/Data-digging

Scripts and such for data management, analysis, visualization, etc.

Primary LanguagePythonMIT LicenseMIT

Data-digging

This repository contains scripts and documentation related to analyzing classification data from Zooniverse projects. Most content is tailored to Panoptes-based Project Builder projects, but there is also some legacy Ouroboros-based code.

Where do I go to get started?

You have a few choices when getting started analyzing Zooniverse data.

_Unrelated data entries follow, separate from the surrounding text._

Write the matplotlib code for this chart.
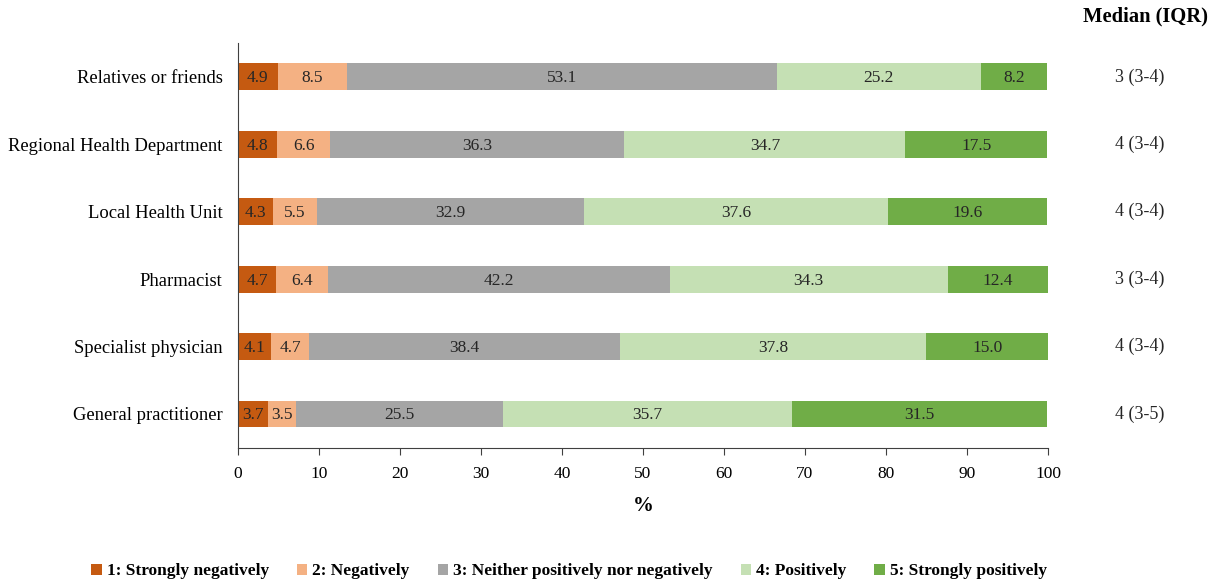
import matplotlib
matplotlib.use("Agg")
import matplotlib.pyplot as plt
from matplotlib.patches import Patch

plt.rcParams['font.family'] = ['Liberation Serif', 'DejaVu Serif']

sources = ["Relatives or friends", "Regional Health Department", "Local Health Unit",
           "Pharmacist", "Specialist physician", "General practitioner"]
levels = ["1: Strongly negatively", "2: Negatively",
          "3: Neither positively nor negatively", "4: Positively",
          "5: Strongly positively"]
strongly_negative = [4.9, 4.8, 4.3, 4.7, 4.1, 3.7]
negative = [8.5, 6.6, 5.5, 6.4, 4.7, 3.5]
neutral = [53.1, 36.3, 32.9, 42.2, 38.4, 25.5]
positive = [25.2, 34.7, 37.6, 34.3, 37.8, 35.7]
strongly_positive = [8.2, 17.5, 19.6, 12.4, 15.0, 31.5]
median_iqr = ["3 (3-4)", "4 (3-4)", "4 (3-4)", "3 (3-4)", "4 (3-4)", "4 (3-5)"]
x_ticks = [0, 10, 20, 30, 40, 50, 60, 70, 80, 90, 100]

colors = ["#C55A11", "#F4B183", "#A5A5A5", "#C5E0B4", "#70AD47"]
series = [strongly_negative, negative, neutral, positive, strongly_positive]

fig = plt.figure(figsize=(12.11, 5.84), dpi=100)
ax = fig.add_axes([0.1965, 0.2334, 0.6689, 0.6925])

ypos = list(range(len(sources)))
left = [0.0] * len(sources)
for vals, col in zip(series, colors):
    ax.barh(ypos, vals, left=left, height=0.4, color=col, edgecolor="none")
    for y, l, v in zip(ypos, left, vals):
        ax.text(l + v / 2, y + 0.02, f"{v:.1f}", ha="center", va="center",
                fontsize=12.5, color="#262626")
    left = [a + b for a, b in zip(left, vals)]

ax.set_ylim(len(sources) - 0.5, -0.5)
ax.set_xlim(0, 100)
ax.set_xticks(x_ticks)
ax.set_xticklabels([str(t) for t in x_ticks], fontsize=12.5)
ax.set_yticks(ypos)
ax.set_yticklabels(sources, fontsize=13.4)
ax.tick_params(axis="y", length=0, pad=11)
ax.tick_params(axis="x", length=5, direction="out", color="#404040", pad=8)
for s in ["top", "right"]:
    ax.spines[s].set_visible(False)
ax.spines["left"].set_color("#404040")
ax.spines["bottom"].set_color("#404040")
ax.set_xlabel("%", fontsize=15, fontweight="bold", labelpad=10)

# Median (IQR) column on the right
for y, m in zip(ypos, median_iqr):
    ax.text(1.1136, y, m, transform=ax.get_yaxis_transform(), ha="center",
            va="center", fontsize=13, color="#262626")
fig.text(0.9463, 0.972, "Median (IQR)", ha="center", va="center",
         fontsize=14.8, fontweight="bold")

handles = [Patch(facecolor=c, edgecolor="none") for c in colors]
fig.legend(handles, levels, loc="center", bbox_to_anchor=(0.470, 0.022),
           ncol=5, frameon=False, prop={"weight": "bold", "size": 12.5},
           handlelength=0.6, handleheight=0.6, handletextpad=0.3,
           columnspacing=1.6)

fig.savefig("out.png", dpi=100)
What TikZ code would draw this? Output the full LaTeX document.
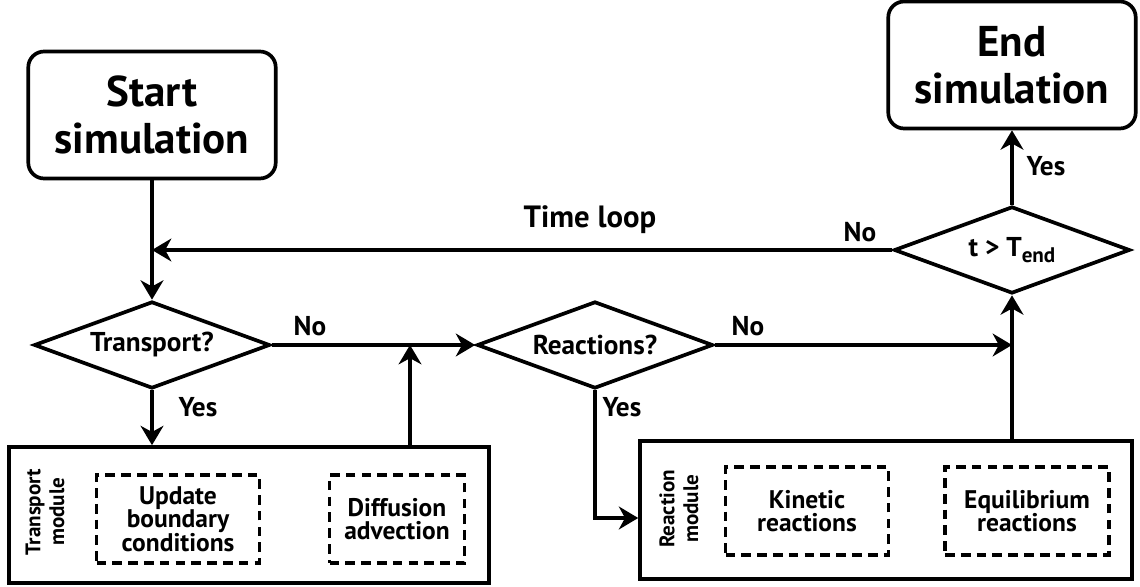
\documentclass[tikz,border=0pt]{standalone}
\usepackage{fontspec}
\setmainfont{PT Sans}
\usetikzlibrary{shapes.geometric,arrows.meta}

\begin{document}
\begin{tikzpicture}[x=0.02cm, y=-0.02cm, line width=2.1pt,
  terminal/.style={draw, rounded corners=9pt, minimum width=4.95cm, minimum height=2.54cm, align=center, font=\fontsize{24.5}{27}\selectfont\bfseries},
  decision/.style={draw, diamond, aspect=2.7, inner sep=0pt, minimum width=4.72cm, minimum height=1.74cm, font=\fontsize{15.5}{17}\selectfont\bfseries},
  module/.style={draw, rectangle, inner sep=0pt},
  submodule/.style={draw, dash pattern=on 5.5pt off 3.5pt, align=center, inner sep=0pt, font=\fontsize{14.5}{13.5}\selectfont\bfseries},
  modlabel/.style={rotate=90, align=center, font=\fontsize{12}{13.5}\selectfont\bfseries},
  answer/.style={font=\fontsize{15.5}{17}\selectfont\bfseries},
  flow/.style={-{Stealth[length=11pt, width=13pt, inset=3.5pt]}}]
\useasboundingbox (0,0) rectangle (1140,587);

% Start / end of the run
\node[terminal] (start) at (152,115) {Start\\simulation};
\node[terminal] (endsim) at (1012,65) {End\\simulation};

% Decisions
\node[decision] (tend) at (1012,250) {t > T\raisebox{-0.45ex}{\fontsize{12}{12}\selectfont end}};
\node[decision] (transport) at (152,345) {Transport?};
\node[decision] (reactions) at (595,345) {Reactions?};

% Transport module
\node[module, minimum width=9.6cm, minimum height=2.72cm] (transbox) at (249,515) {};
\node[modlabel] (translabel) at (45,512) {Transport\\module};
\node[submodule, minimum width=3.26cm, minimum height=1.76cm] (update) at (178,519) {Update\\boundary\\conditions};
\node[submodule, minimum width=2.7cm, minimum height=1.76cm] (diffusion) at (397,519) {Diffusion\\advection};

% Reaction module
\node[module, minimum width=9.84cm, minimum height=2.76cm] (reactbox) at (886,510) {};
\node[modlabel] (reactlabel) at (679,509) {Reaction\\module};
\node[submodule, minimum width=3.26cm, minimum height=1.76cm] (kinetic) at (807,511) {Kinetic\\reactions};
\node[submodule, minimum width=3.28cm, minimum height=1.76cm] (equil) at (1027,511) {Equilibrium\\reactions};

% Connectors
\coordinate (merge) at (410,345);
\draw[flow] (start) -- (transport);
\draw[flow] (tend.west) -- (tend.west -| start.south);
\draw[flow] (tend) -- (endsim);
\draw[flow] (transport) -- (reactions);
\draw[flow] (transport.south) -- (transport.south |- transbox.north);
\draw[flow] (merge |- transbox.north) -- (merge);
\draw[flow] (reactions.east) -- (tend.south |- reactions.east);
\draw[flow] (tend.south |- reactbox.north) -- (tend.south);
\draw[flow] (reactions.south) |- (reactbox.west |- 0,518);

% Labels on the connectors
\node[font=\fontsize{17.5}{19}\selectfont\bfseries] (looplabel) at (590,220) {Time loop};
\node[answer] (tendno) at (860,232) {No};
\node[answer] (tendyes) at (1046,166) {Yes};
\node[answer] (transno) at (310,326) {No};
\node[answer] (transyes) at (198,407) {Yes};
\node[answer] (reactno) at (748,326) {No};
\node[answer] (reactyes) at (622,407) {Yes};
\end{tikzpicture}
\end{document}
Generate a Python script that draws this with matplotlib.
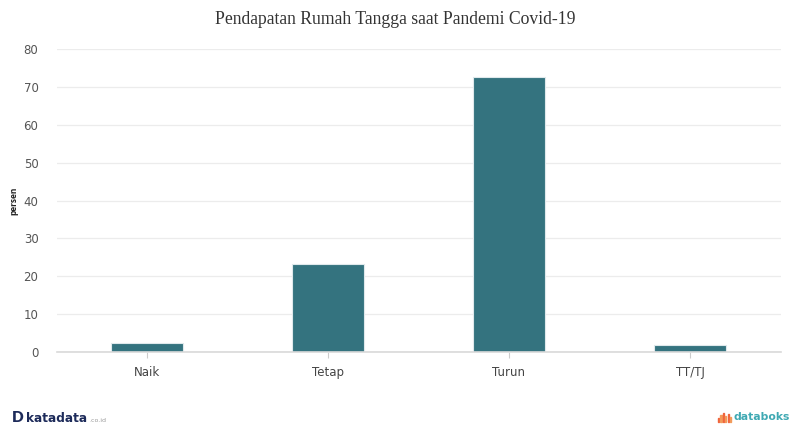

  • Try the Panoptes Aggregation Code (external): Try out the Panoptes Aggregation Code, a software package designed to take project data exports and produced aggregated results.
  • Try Data-digging's general python scripts: The scripts_GeneralPython directory contains multiple Python scripts and Jupyter notebooks to get you started. See the README in that directory for more details.
  • Adapt Existing Scripts: The Data-digging repo contains many examples of data reduction scripts from multiple projects. Depending on your project type and details, find a similar project and edit their existing scripts to fit your specific use case. Check out scripts in the scripts_ProjectExamples directory, or browse the library of External Links for analysis scripts that are hosted in external locations and repos.

Contents

ExternalLinks.md: File with links to external code.

docs: Column descriptions for Panoptes export CSV files.

notebooks_ProcessExports: This directory holds Jupyter notebooks for performing basic parsing of data export CSVs.

scripts_GeneralPython: This directory holds top-level example scripts that are generally applicable to any project. These scripts convert a classification data export CSV into more useful formats and data products. In most cases, these scripts extract information from the compact JSON-formatted “annotations” column data into an easier flat CSV file.

scripts_ProjectExamples: This directory holds project-specific subdirectories, each with scripts and data files.

scripts_Utility: This directory holds Python scripts for one-off tasks.

other_code: This directory holds other contributed code.